British Columbia has no special franchise legislation – franchise relationships are governed by the terms of franchise agreements and the common law of contracts. However, a new report reveals that interested parties are largely in favour of changing this regime through the introduction of franchise legislation. This consensus became clear after a year of consultations and studies by the British Columbia Law Institute (BCLI), which has now recommended the introduction of franchise legislation to the B.C. Legislature.
The consultation process began in March 2013, when the BCLI published a Consultation Paper on a Franchise Act for British Columbia (the “Consultation Paper”).
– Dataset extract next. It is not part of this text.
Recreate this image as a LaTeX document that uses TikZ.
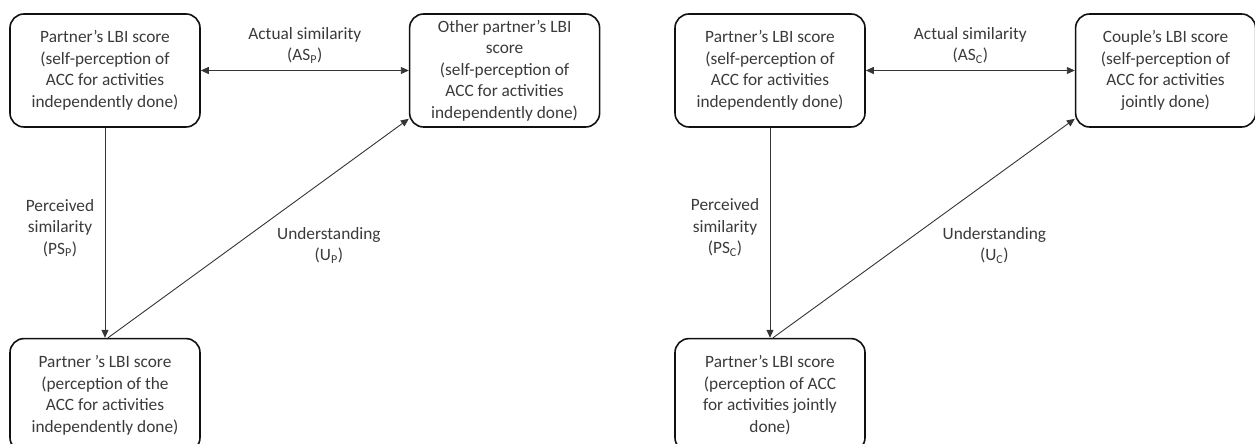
\documentclass[tikz,border=0pt]{standalone}
\usepackage{fontspec}
\setmainfont{Carlito}
\usepackage{tikz}
\usetikzlibrary{positioning,calc,arrows.meta}
\definecolor{ink}    {HTML}{111111}
\definecolor{softink}{HTML}{3A3A3A}
\tikzset{
  >={Triangle[length=8pt,width=7pt]},
  every node/.style={font=\fontsize{17.3}{21.5}\selectfont, text=softink},
  % --- nodes
  score/.style = {draw=ink, line width=1.6pt, rounded corners=14pt, align=center,
                  minimum width=190pt, minimum height=113pt, inner sep=0pt},
  lbl/.style   = {align=center, inner sep=0pt},
  % --- edges
  link/.style  = {->, line width=0.9pt, draw=ink!85},
  both/.style  = {<->, line width=0.9pt, draw=ink!85},
}

\begin{document}
\begin{tikzpicture}[x=1pt,y=1pt]
  \useasboundingbox (0,0) rectangle (1255,444);
  % --- left: the partner's own view
  \node[score] (selfP) at (105,373.5)
    {Partner’s LBI score\\(self-perception of\\ACC for activities\\independently done)};
  \node[score, right=208pt of selfP] (otherP)
    {Other partner’s LBI\\score\\(self-perception of\\ACC for activities\\independently done)};
  \node[score, below=210pt of selfP] (percP)
    {Partner ’s LBI score\\(perception of the\\ACC for activities\\independently done)};
  \draw[both] (selfP.east) -- (otherP.west);
  \draw[link] (selfP.south) -- (percP.north);
  \draw[link] ($(percP.north)+(3,0)$) -- ($(otherP.south west)+(0,9)$);
  \node[lbl] (asP) at ($(selfP.east)!0.5!(otherP.west)+(0,25)$)
    {Actual similarity\\(AS\textsubscript{P})};
  \node[lbl] (psP) at ($(selfP.south)!0.5!(percP.north)+(-45,5)$)
    {Perceived\\similarity\\(PS\textsubscript{P})};
  \node[lbl] (uP) at ($(percP.north)!0.5!(otherP.south west)+(72,-12.5)$)
    {Understanding\\(U\textsubscript{P})};
  % --- right: the couple
  \node[score] (selfC) at (770,373.5)
    {Partner’s LBI score\\(self-perception of\\ACC for activities\\independently done)};
  \node[score, minimum width=180pt, right=209pt of selfC] (coupleC)
    {Couple’s LBI score\\(self-perception of\\ACC for activities\\jointly done)};
  \node[score, below=210pt of selfC] (percC)
    {Partner’s LBI score\\(perception of ACC\\for activities jointly\\done)};
  \draw[both] (selfC.east) -- (coupleC.west);
  \draw[link] (selfC.south) -- (percC.north);
  \draw[link] ($(percC.north)+(3,0)$) -- ($(coupleC.south west)+(0,9)$);
  \node[lbl] (asC) at ($(selfC.east)!0.5!(coupleC.west)+(0,25)$)
    {Actual similarity\\(AS\textsubscript{C})};
  \node[lbl] (psC) at ($(selfC.south)!0.5!(percC.north)+(-45,5)$)
    {Perceived\\similarity\\(PS\textsubscript{C})};
  \node[lbl] (uC) at ($(percC.north)!0.5!(coupleC.south west)+(72,-12.5)$)
    {Understanding\\(U\textsubscript{C})};
\end{tikzpicture}
\end{document}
For a summary of the Consultation Paper, including the BCLI’s tentative recommendations, click here.
One year later, the BCLI published a Report on a Franchise Act for British Columbia (the “Final Report”). Much of the Final Report contains similar conclusions to those set out in the Consultation Paper, and the BCLI’s principal recommendation is the same as well: B.C. should enact franchise legislation that is based generally on the Uniform Franchises Act (a prototype statute developed by the Uniform Law Conference of Canada) and is harmonized with similar legislation already in force in five other Canadian jurisdictions. The Final Report outlines that, if adopted, harmonized legislation would further the objectives of the federal-provincial Agreement on Internal Trade, minimize the regulatory burden on a significant portion of franchisors in Canada, and also fulfill public policy in support of small businesses and entrepreneurial enterprises. The additional recommendations contained in the Final Report are also very similar to those in the Consultation Paper, as outlined in the link above.
The Final Report states that all responses obtained by the BCLI in the consultation process were given full and careful consideration, including those received from the Canadian Franchise Association, a Special Committee of the B.C. Branch of the Canadian Bar Association, franchisees, and lawyers with expertise in franchise law. The BCLI was encouraged in its views by the fact that none of the respondents expressed opposition in principle to the enactment of franchise legislation in B.C. In fact, according to the BCLI, all respondents saw benefits in the introduction of legislation that delineates the rights, duties and remedies of parties to a franchise agreement with more certainty and in a more accessible manner than the common law.